Environmental testing is typically referred to as a burn-in test. The test is described as burn-in because it is done at an elevated temperature. Burn-in typically involves placing a large number of integrated circuit (IC) devices on printed circuit boards, referred to herein as test boards. The boards are placed in a chamber in which the environmental conditions, particularly temperature, are controlled. The IC devices are then subjected to electrical tests such as the application of DC current to forward and reverse bias the individual junctions in the IC or actively clocking the ICs to their maximum rated conditions. Running these tests at elevated temperature identifies ICs that do not perform according to their minimum specifications.
There are two major objectives associated with such testing. The first and foremost objective is to ensure that ICs that fail or are likely to fail are discovered and kept from being used (at least in the application for which they were identified as likely to fail). The failed ICs, once identified, might be recycled, repaired, retested, etc. The second equally important objective is that the good ICs are not falsely identified as bad ICs. Such misclassification has a number of downsides. First, it wastes an otherwise good IC by preventing it from being used for its intended purpose. Second, a series of false failures can give the impression of an artificially high fail rate. This could lead to an unnecessary, expensive, and time-consuming search for the source or sources of the fail rate.
Many apparatus have been proposed to more accurately identify failed ICs and to ensure that the ICs are not improperly identified as failures due to some defect or malfunction in the apparatus itself. One such approach is described in U.S. Pat. No. 6,323,666 to Ohba et al. With reference to FIG. 1, a test and burn-in system handler 10 is illustrated schematically. An electronic switch 4 is provided to switch between test signals of the IC test circuit 2 and the test signals of the burn-in board checker 3. The IC test circuit 2, the burn-in board checker 3 and the electrical switch 4 are made up as a unit.

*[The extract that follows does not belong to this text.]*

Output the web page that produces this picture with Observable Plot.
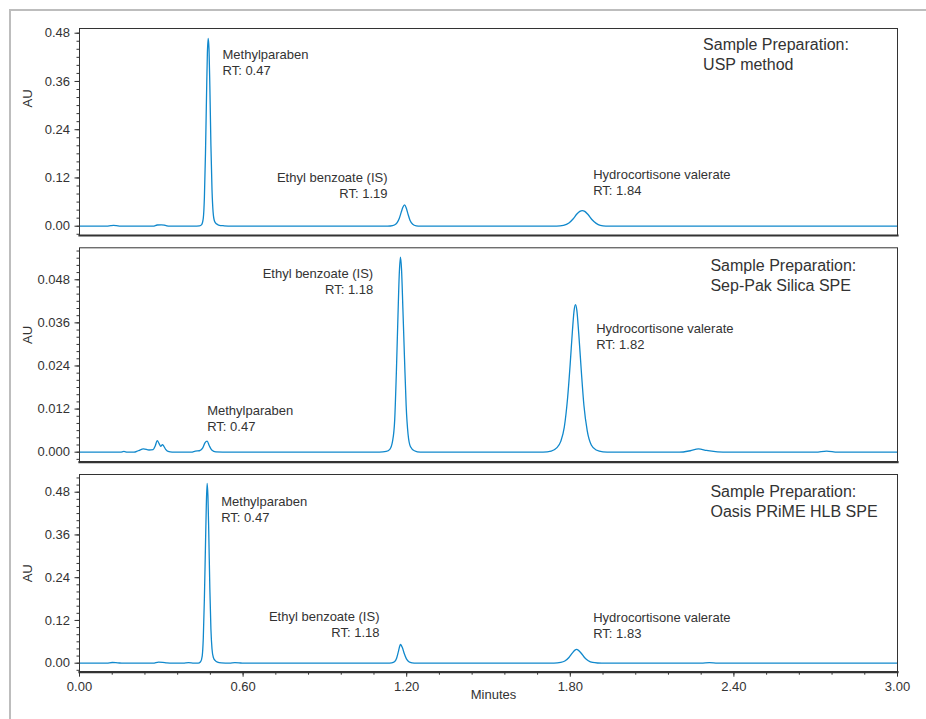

The IC test circuit 2 is used to perform a pretest of the IC's 1A as the devices under test. The burn-in board checker 3 is for testing the burn-in board 1 to detect pattern disconnection, solder failure, short circuits or other defects. The alignment stage 6 is used to straighten the attitude of the IC's 1A.
The handler 10 is operated in the following manner. The carrier rack 8 has multiple burn-in boards 1, which, when loaded into the handler 10, do not contain IC devices. The burn-in boards 1, are inserted sequentially and each burn-in board, 1, is tested by the burn-in board checker 3 to determine if the burn-in board 1 contains any bad IC sockets. The burn-in board waits in this position to receive ICs 1A.
The ICs are transferred one at a time from the tray 5 to the alignment stage 6. After the attitudes of the ICs are straightened at the alignment stage 6, the ICs 1A are populated into the burn-in board 1. If the burn-in board has a defective socket, the loading software is instructed not to populate that socket with an IC.
After the burn-in board is loaded, the switch 4 is deployed to activate the IC test circuit 2. Simplified functional tests are performed on the ICs populating the burn-in board 1. After the electrical pretest, the ICs that are determined to be defective are removed from the burn-in board 1 while the devices that passed the pre-test remain. Once all of the normal sockets in the burn-in board 1 are loaded with ICs that were determined to be non-defective, the burn-in board is returned to the carrier rack 8. Once all of burn-in boards 1 in the carrier rack 8 are filled, the carrier rack is transferred to the burn-in apparatus.
While the apparatus described above achieves some efficiency and accuracy by testing individual sockets in burn-in boards before loading ICs therein, greater efficiency and flexibility for such test apparatus are sought while still ensuring the IC failures are properly attributed to the IC device, and not actually the result of a bad burn-in board socket or other extraneous reason.